Saturday 5 October 2013

017 Workflow and How To for "Master of Illusions"

Here is a quick workflow overview for my latest painting. 


 1. I had a very clear idea of what I wanted to paint. A creature conjuring an illusion to drive away some kind of treasure hunters.
I layed down a quick sketch for the composition, laying emphasis on foreground, midground and background in the values (from darker in the FG to lighter in the BG).
I first painted this in black and white, then layed a color layer on top and refine on a normal layer again. I also decided in this stage about my lighting.
The main light is the blueish-green coming from the opening in the ceiling, creating some rimlight on the foreground characters. A second lightsource is coming from the left off screen and is orangish-reddish.


 2. I refined the line sketches especially for the foreground characters and started to design out their armor/clothing


 3. I added some crude treasure coin pile with a quick brush I made. The brush is only ovals and circles of varying grey to black values set to scatter.
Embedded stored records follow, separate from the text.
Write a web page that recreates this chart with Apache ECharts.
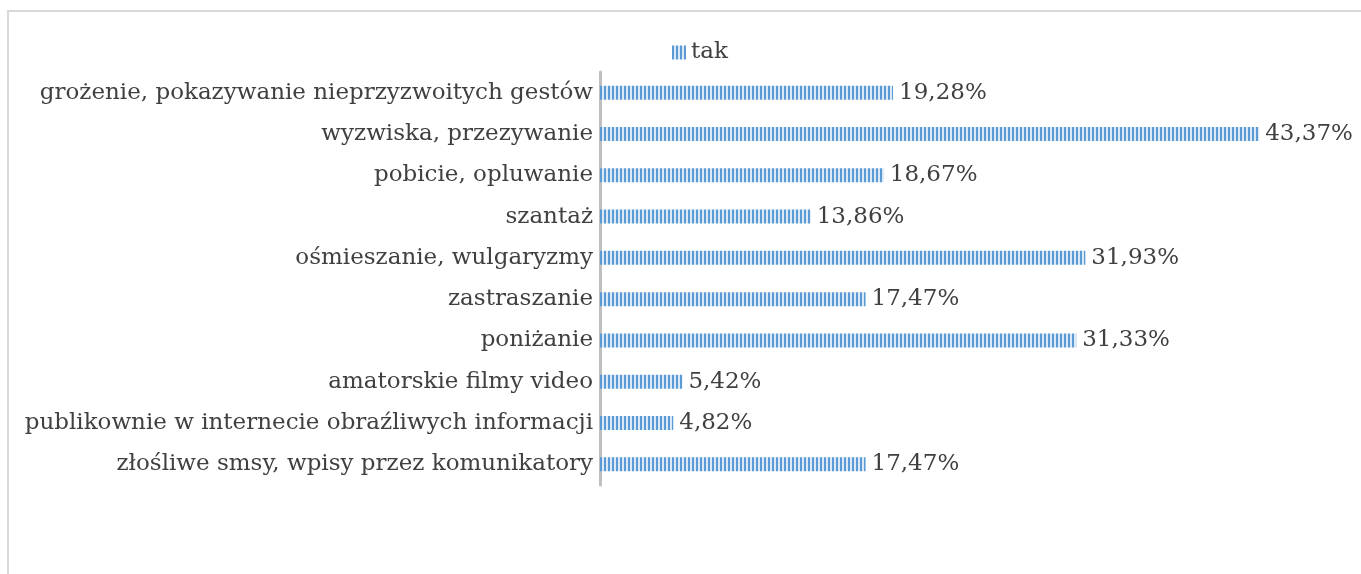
<!DOCTYPE html>
<html>
<head>
<meta charset="utf-8">
<script src="https://cdn.jsdelivr.net/npm/echarts@6/dist/echarts.min.js"></script>
<style>
  html, body { margin: 0; padding: 0; background: #fff; }
  #chart { width: 1361px; height: 574px; }
</style>
</head>
<body>
<div id="chart"></div>
<script>
  // dane z wykresu
  const categories = [
    'grożenie, pokazywanie nieprzyzwoitych gestów',
    'wyzwiska, przezywanie',
    'pobicie, opluwanie',
    'szantaż',
    'ośmieszanie, wulgaryzmy',
    'zastraszanie',
    'poniżanie',
    'amatorskie filmy video',
    'publikownie w internecie obraźliwych informacji',
    'złośliwe smsy, wpisy przez komunikatory'
  ];
  const takValues = [19.28, 43.37, 18.67, 13.86, 31.93, 17.47, 31.33, 5.42, 4.82, 17.47];
  const seriesName = 'tak';

  // wzór pionowych pasków jak w Excelu
  const makeStripes = () => {
    const c = document.createElement('canvas');
    c.width = 4;
    c.height = 4;
    const ctx = c.getContext('2d');
    ctx.fillStyle = '#dbe8f6';
    ctx.fillRect(0, 0, 4, 4);
    ctx.fillStyle = '#5b9bd5';
    ctx.fillRect(0, 0, 2, 4);
    return c;
  };
  const stripes = { image: makeStripes(), repeat: 'repeat' };

  const fontFamily = '"DejaVu Serif", "Liberation Serif", serif';
  const fontSize = 23;
  const myChart = echarts.init(document.getElementById('chart'));

  const options = {
    animation: false,
    graphic: [{
      type: 'polyline',
      shape: { points: [[8, 574], [8, 11], [1361, 11]] },
      style: { stroke: '#d9d9d9', lineWidth: 2, fill: null }
    }],
    legend: {
      data: [seriesName],
      icon: 'rect',
      top: 36,
      left: 667,
      itemWidth: 14,
      itemHeight: 14,
      itemGap: 4,
      textStyle: { fontFamily: fontFamily, fontSize: fontSize, color: '#404040' }
    },
    grid: {
      left: 600,
      top: 72,
      width: 760,
      height: 413,
      containLabel: false
    },
    xAxis: {
      type: 'value',
      show: false,
      min: 0,
      max: 50
    },
    yAxis: {
      type: 'category',
      data: categories,
      inverse: true,
      axisLine: { show: true, lineStyle: { color: '#bfbfbf', width: 3 } },
      axisTick: { show: false },
      axisLabel: {
        fontFamily: fontFamily,
        fontSize: fontSize,
        color: '#404040',
        margin: 7
      }
    },
    series: [{
      name: seriesName,
      type: 'bar',
      data: takValues,
      barWidth: 14,
      itemStyle: { color: stripes },
      label: {
        show: true,
        position: 'right',
        distance: 6,
        fontFamily: fontFamily,
        fontSize: fontSize,
        color: '#404040',
        formatter: p => p.value.toFixed(2).replace('.', ',') + '%'
      }
    }]
  };
  myChart.setOption(options);
</script>
</body>
</html>
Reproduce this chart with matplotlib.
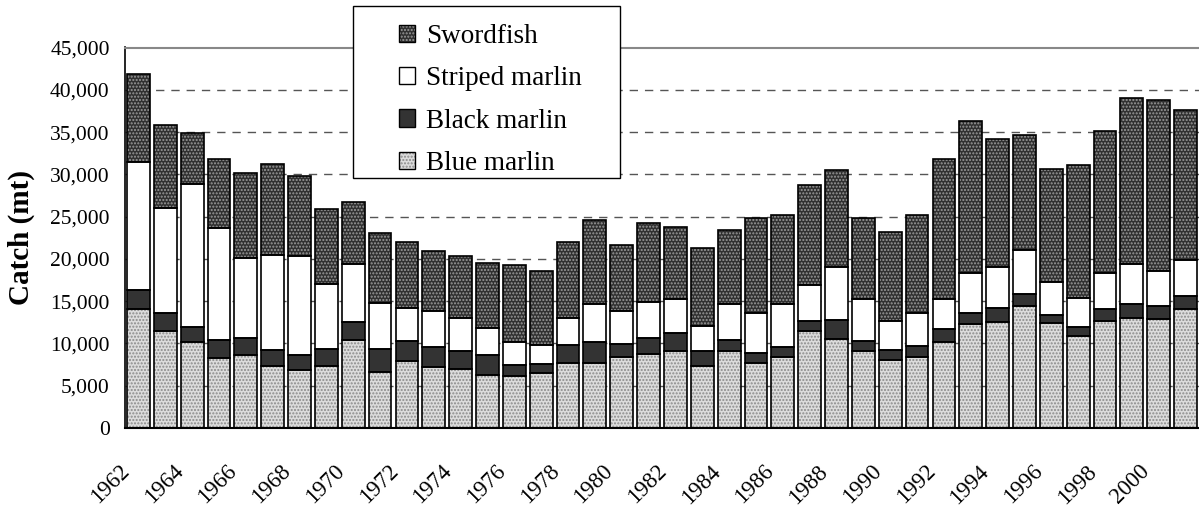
import numpy as np
import matplotlib
matplotlib.use('Agg')
import matplotlib.pyplot as plt
import matplotlib.transforms as mtransforms
from matplotlib.patches import Patch, Rectangle
from matplotlib.ticker import FuncFormatter

plt.rcParams['font.family'] = ['Liberation Serif', 'DejaVu Serif']
plt.rcParams['hatch.linewidth'] = 1.0

# catch by species (mt), 1962-2001
years = list(range(1962, 2002))
blue_marlin = [14110, 11430, 10130, 8230, 8590, 7290, 6820, 7290, 10360, 6660,
               7920, 7170, 6970, 6260, 6110, 6500, 7680, 7680, 8350, 8750,
               9100, 7290, 9100, 7680, 8390, 11430, 10520, 9140, 8080, 8430,
               10170, 12330, 12490, 14460, 12370, 10910, 12690, 13000, 12880, 14110]
black_marlin = [2200, 2200, 1770, 2210, 2050, 1890, 1850, 2090, 2210, 2720,
                2320, 2370, 2090, 2370, 1300, 1060, 2170, 2450, 1580, 1850,
                2090, 1770, 1340, 1190, 1180, 1260, 2210, 1100, 1100, 1300,
                1530, 1260, 1690, 1340, 990, 990, 1340, 1700, 1500, 1530]
striped_marlin = [15090, 12340, 16900, 13200, 9450, 11230, 11620, 7680, 6820, 5400,
                  3980, 4330, 3900, 3150, 2720, 2250, 3110, 4530, 3940, 4330,
                  4100, 3040, 4220, 4720, 5090, 4170, 6300, 5050, 3470, 3860,
                  3590, 4730, 4850, 5200, 3860, 3430, 4290, 4690, 4140, 4260]
swordfish = [10440, 9810, 6110, 8200, 10050, 10800, 9540, 8830, 7360, 8270,
             7770, 7050, 7410, 7720, 9180, 8790, 9030, 9970, 7760, 9300,
             8430, 9180, 8700, 11190, 10480, 11820, 11430, 9490, 10560, 11550,
             16550, 18010, 15130, 13710, 13430, 15720, 16790, 19580, 20330, 17650]

# name, values, face colour, hatch, hatch colour
series = [
    ('Blue marlin', blue_marlin, '#dcdcdc', '.....', '#8a8a8a'),
    ('Black marlin', black_marlin, '#333333', None, '#333333'),
    ('Striped marlin', striped_marlin, 'white', None, 'white'),
    ('Swordfish', swordfish, '#303030', '.....', '#9a9a9a'),
]

fig = plt.figure(figsize=(11.99, 5.08), dpi=100)
ax = fig.add_axes([125 / 1199, 80 / 508, 1074 / 1199, 380.5 / 508])

x = np.arange(len(years))
width = 0.85
bottom = np.zeros(len(years))
handles = []
for name, vals, fc, hatch, hc in series:
    vals = np.array(vals, dtype=float)
    ax.bar(x, vals, width, bottom=bottom, color=fc, hatch=hatch,
           edgecolor=hc, linewidth=0, zorder=2)
    ax.bar(x, vals, width, bottom=bottom, facecolor='none',
           edgecolor='black', linewidth=1.2, zorder=3)
    bottom += vals
    handles.append((Patch(facecolor=fc, hatch=hatch, edgecolor=hc, linewidth=0),
                    Patch(facecolor='none', edgecolor='black', linewidth=1.0)))

ax.set_xlim(-0.5, len(years) - 0.5)
ax.set_ylim(0, 45000)
ax.set_yticks(np.arange(0, 45001, 5000))
ax.yaxis.set_major_formatter(FuncFormatter(lambda v, p: f'{int(v):,}'))
ax.yaxis.grid(True, linestyle=(0, (6, 5)), color='#555555', linewidth=1.0, zorder=0)
ax.set_axisbelow(True)

ax.set_xticks(x[::2])
ax.set_xticklabels([str(y) for y in years[::2]], rotation=45, ha='right',
                   va='center', rotation_mode='anchor')
ax.tick_params(axis='x', length=0, pad=29, labelsize=16.5)
ax.tick_params(axis='y', length=0, pad=11, labelsize=15.5)
shift = mtransforms.ScaledTranslation(-12 / 100, 0, fig.dpi_scale_trans)
for lab in ax.get_xticklabels():
    lab.set_transform(lab.get_transform() + shift)

ax.spines['right'].set_visible(False)
ax.spines['top'].set_color('#888888')
ax.spines['top'].set_linewidth(1.5)
ax.spines['left'].set_linewidth(1.2)
ax.spines['bottom'].set_linewidth(1.5)

ax.set_ylabel('Catch (mt)', fontsize=21, fontweight='bold', labelpad=11)

# legend frame drawn separately, entries placed inside it
fig.patches.append(Rectangle((353 / 1199, 1 - 178 / 508), 267 / 1199, 172 / 508,
                             transform=fig.transFigure, facecolor='white',
                             edgecolor='black', linewidth=1.0, zorder=5))
leg = fig.legend(handles[::-1], [s[0] for s in series][::-1],
                 loc='upper left', bbox_to_anchor=(380 / 1199, 1 - 5 / 508),
                 frameon=False, fontsize=19.5, handlelength=0.6, handleheight=0.6,
                 handletextpad=0.4, labelspacing=0.64, borderpad=0.2)
leg.set_zorder(6)

plt.savefig('out.png', dpi=100)
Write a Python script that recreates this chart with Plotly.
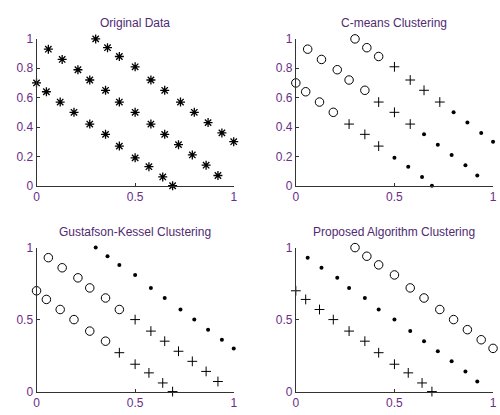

Painting in B&W first and laying a color layer on top.
I completely filled the foreground characters with a brown tone underneath the line sketch and started to add light from both lightsources. I used a standard hard round brush and a standard soft brush.


 4. I started to refine the background more, painting the light and rocks of the cave with a chalk brush.


 5. Here I put a layer on top of the lines, starting to flesh out the illusion monster with basic, mostly opaque colors.
I also put a color layer on top of the foreground chracters to distinguish the clothing and hair from the skin. Then I put a normal layer on top to start painting out the lines and adding details. Still hard and soft standard brushes.
For the skin, I first painted with a hard brush, then using a blender brush (smudge tool with texture brush and spacing turned off on about 20% opacity) to gently blend in some areas where the transition would be softer, leaving some areas of harder transitions!


 6. Fleshed out the creature on the treasure pile and adding some smoke with a smoke brush.
Made some minor corrections to the illusion and detailed that more adding in more light form both sources.
On the foreground characters, I added an adjustment layer to correct the values in places to make them lighter.

Here´s an interesting method, I recently discovered to control value and color:

- Add a color layer and a luminosity layer on top of your image.
- Next add a new layer on top of everything and fill it with black. Set blend mode to saturation and you see your image in B&W. You can turn that layer on and off to check values.
- To correct color without influencing values, paint on the color layer while the black saturation layer is off.
- To correct values without affecting colors, turn on the black saturation layer, so that you get your b&w image and paint on the luminosity layer, picking values from your now b&w image.

I find that this gives me really good control over the image and rendering process.

The blue rim light is a layer set to divide (I never use that blend mode, but in this case, it worked )


 7. Refining details on the illusion, adding some glow on the red magic effect, the gold and blue light with a color dodge layer.


 8. Refining of the illusion by adding a slight phototexture and painting over it, working it into the image.
I changed the colors with a color adjustment layer to a more blueish-green and detailing out the treasure pile. Adding some treasure pieces and giving volume to the coins by painting in a dark rim on some of them
The foreground characters get more detail and using a soft round brush, I work out the skin. I also added some purplish tones around the eyes and a more red tone on the nose, switch hard, soft and blender brush, not using dodge or a color dodge layer


 9. Finally I added some curve adjustment layer, a color balance and hue layer to correct the colors (especially to bring out the red light source on the left) Remember that those adjustement layers have mask layers! Use them to get your adjustments to the spots you really want altered, not to change the whole image!
Painting in a stronger, detailed rim light and adding a slight noise filter and the painting is done.